Two parts of DOJ investigation closed, Mahoney says
At the Board of Visitors meeting in September, interim UVA President Paul Mahoney revealed that two components of the Department of Justice investigation into UVA have been closed.
The school had in recent days received letters indicating that investigations into the university’s response to allegations of antisemitic discrimination at UVA and in admissions at the Batten School of Leadership and Public Policy and the McIntire School of Commerce were closed, Mahoney said. He said he’d been personally engaged in discussions with department officials.
“These investigations were closed based on the information we provided to the department about our policies and actions,” he said at the meeting.

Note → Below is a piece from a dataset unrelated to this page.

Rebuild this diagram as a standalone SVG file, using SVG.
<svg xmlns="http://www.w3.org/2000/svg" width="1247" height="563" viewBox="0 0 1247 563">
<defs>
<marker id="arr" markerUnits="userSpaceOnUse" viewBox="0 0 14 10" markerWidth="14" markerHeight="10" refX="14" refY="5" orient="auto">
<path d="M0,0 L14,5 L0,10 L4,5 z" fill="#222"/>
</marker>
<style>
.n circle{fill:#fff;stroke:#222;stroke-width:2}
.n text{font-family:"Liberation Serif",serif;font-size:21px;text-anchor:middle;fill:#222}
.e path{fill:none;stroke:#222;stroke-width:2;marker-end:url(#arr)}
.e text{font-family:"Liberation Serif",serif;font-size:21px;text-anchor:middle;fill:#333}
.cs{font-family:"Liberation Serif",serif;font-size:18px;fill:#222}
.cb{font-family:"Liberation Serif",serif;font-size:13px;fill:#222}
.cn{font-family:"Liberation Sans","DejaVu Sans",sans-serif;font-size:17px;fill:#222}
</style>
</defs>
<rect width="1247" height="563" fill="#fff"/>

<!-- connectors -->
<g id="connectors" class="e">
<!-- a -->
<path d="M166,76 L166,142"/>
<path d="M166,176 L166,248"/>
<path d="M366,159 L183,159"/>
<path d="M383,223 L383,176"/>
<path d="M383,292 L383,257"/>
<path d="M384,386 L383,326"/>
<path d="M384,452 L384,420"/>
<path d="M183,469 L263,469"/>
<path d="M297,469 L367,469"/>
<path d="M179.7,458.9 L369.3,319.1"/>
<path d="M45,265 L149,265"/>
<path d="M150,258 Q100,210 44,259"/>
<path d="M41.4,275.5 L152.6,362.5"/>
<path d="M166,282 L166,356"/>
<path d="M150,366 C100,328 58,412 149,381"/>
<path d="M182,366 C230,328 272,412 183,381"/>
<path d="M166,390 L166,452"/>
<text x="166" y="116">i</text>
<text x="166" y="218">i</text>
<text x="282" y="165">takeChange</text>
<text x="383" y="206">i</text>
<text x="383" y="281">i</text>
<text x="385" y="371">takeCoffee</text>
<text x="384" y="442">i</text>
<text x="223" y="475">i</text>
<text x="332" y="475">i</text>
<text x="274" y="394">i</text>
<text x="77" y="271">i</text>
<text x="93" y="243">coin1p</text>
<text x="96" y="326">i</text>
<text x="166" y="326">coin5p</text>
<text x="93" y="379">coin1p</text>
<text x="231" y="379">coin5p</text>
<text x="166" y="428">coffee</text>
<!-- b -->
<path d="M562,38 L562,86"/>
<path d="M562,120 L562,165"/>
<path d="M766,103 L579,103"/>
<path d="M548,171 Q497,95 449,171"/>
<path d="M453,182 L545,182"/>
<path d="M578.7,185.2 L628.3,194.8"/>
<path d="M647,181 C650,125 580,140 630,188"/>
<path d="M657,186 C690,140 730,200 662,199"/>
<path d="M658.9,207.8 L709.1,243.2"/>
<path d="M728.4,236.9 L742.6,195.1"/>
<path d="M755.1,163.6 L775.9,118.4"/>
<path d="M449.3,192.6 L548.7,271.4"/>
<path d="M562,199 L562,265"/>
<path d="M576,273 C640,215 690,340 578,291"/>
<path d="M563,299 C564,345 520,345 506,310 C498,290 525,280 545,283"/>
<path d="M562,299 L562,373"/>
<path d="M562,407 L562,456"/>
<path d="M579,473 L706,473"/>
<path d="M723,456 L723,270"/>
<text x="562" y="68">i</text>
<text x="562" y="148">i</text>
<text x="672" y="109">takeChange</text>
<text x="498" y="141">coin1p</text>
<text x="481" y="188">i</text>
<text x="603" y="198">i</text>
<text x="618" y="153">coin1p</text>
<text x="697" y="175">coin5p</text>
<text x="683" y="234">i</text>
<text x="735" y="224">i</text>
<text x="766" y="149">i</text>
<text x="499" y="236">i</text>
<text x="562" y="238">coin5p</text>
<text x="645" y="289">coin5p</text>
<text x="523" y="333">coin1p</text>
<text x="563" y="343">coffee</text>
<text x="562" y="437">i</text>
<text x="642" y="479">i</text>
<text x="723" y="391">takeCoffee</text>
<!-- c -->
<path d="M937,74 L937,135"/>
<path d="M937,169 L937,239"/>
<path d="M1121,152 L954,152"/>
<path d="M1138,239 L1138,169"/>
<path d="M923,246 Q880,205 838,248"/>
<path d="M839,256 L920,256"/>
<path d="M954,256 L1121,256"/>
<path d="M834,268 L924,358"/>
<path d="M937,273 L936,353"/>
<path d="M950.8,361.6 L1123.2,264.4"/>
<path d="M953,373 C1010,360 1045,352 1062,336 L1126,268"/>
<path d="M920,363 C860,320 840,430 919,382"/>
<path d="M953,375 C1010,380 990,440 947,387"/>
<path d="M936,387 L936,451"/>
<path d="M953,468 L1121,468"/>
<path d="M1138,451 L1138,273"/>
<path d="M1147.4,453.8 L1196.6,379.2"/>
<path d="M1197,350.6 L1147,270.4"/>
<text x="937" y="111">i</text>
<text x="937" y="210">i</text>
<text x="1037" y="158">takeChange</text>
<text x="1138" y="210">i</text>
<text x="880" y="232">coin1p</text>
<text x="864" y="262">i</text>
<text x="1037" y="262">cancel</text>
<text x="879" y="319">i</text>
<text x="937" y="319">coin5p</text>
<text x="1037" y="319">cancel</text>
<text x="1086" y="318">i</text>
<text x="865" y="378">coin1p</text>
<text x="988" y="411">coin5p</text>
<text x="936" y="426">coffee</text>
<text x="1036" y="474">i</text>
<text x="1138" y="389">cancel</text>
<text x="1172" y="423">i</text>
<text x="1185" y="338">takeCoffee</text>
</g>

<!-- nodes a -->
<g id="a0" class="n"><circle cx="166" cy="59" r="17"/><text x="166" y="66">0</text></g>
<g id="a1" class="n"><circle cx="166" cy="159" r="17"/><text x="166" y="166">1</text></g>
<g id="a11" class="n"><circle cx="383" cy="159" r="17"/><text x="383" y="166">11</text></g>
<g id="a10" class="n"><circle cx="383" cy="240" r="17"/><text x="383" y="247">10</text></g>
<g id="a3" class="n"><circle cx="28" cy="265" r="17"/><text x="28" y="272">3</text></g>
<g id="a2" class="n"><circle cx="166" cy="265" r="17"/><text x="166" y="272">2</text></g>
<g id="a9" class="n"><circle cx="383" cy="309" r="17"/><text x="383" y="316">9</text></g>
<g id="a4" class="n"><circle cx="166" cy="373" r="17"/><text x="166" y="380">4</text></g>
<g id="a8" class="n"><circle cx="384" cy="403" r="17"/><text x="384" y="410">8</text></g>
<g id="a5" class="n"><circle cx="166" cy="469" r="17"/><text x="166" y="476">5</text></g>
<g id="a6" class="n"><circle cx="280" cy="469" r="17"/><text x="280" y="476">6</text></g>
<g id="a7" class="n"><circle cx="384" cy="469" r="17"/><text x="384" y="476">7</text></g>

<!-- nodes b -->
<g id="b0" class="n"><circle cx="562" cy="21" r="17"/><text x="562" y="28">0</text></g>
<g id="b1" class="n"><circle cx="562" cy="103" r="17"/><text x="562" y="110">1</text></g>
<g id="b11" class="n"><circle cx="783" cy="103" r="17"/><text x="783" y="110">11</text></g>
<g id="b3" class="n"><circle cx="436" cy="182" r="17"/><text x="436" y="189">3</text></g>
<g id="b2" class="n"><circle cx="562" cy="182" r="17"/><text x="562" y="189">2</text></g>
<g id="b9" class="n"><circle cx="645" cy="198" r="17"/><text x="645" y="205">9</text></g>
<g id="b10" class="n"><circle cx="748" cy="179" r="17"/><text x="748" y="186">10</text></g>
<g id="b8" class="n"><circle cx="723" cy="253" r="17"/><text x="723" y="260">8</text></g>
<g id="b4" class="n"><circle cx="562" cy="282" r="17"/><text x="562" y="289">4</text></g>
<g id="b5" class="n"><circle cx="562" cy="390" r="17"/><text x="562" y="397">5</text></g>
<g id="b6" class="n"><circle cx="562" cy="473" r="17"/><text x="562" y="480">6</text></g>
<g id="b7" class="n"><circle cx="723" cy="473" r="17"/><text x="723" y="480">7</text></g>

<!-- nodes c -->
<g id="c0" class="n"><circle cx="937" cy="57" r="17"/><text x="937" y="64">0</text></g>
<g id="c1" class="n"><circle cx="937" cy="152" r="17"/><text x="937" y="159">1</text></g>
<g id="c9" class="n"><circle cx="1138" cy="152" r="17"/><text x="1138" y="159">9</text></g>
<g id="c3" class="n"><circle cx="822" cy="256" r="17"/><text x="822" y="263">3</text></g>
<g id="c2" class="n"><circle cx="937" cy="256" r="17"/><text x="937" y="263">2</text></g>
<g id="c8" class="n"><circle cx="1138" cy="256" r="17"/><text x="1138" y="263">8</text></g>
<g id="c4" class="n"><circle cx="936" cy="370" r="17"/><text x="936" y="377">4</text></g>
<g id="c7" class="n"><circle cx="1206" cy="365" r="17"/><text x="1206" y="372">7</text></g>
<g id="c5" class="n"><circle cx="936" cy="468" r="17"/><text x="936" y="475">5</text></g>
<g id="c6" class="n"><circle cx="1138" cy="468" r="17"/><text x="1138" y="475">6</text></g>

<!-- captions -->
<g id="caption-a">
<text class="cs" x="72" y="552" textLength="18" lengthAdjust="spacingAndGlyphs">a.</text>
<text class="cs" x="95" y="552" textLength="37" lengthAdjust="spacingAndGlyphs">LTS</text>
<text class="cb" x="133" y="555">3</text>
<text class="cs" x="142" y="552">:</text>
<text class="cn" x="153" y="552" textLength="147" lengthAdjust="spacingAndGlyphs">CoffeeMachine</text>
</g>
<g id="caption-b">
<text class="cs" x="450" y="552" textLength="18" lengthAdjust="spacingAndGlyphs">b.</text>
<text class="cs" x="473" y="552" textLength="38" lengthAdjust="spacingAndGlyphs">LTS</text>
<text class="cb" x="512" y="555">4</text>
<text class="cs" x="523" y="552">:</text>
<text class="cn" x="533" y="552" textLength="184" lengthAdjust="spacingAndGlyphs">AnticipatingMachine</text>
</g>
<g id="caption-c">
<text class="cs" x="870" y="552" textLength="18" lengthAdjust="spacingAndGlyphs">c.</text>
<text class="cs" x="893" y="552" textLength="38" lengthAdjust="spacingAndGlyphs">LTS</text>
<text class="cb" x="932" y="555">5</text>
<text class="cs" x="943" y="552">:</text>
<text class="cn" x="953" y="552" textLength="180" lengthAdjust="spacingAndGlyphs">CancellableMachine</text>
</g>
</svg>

The DOJ initially informed UVA of the two investigations on May 2 and June 17. In May, officials wrote that the department had received complaints of antisemitic discrimination, harassment, abuse and retaliation regarding incidents that allegedly happened in October 2024. In June, the department said it had received evidence from an undergraduate about McIntire’s spring 2025 application process that “raise suspicions that improper race-conscious decision-making and preferential treatment … are occurring in that process.”
The two closed investigations were part of a larger DOJ investigation this spring focused primarily on the university’s admissions practices and its compliance with a March BOV resolution dissolving UVA’s Division of Diversity, Equity, Inclusion and Community Partnerships. Amid the investigation, Jim Ryan (Law class of ’92) announced his resignation from the presidency in June.
Mahoney called the closed investigations initial progress and said the university “will continue to work hard to resolve the remaining investigations.”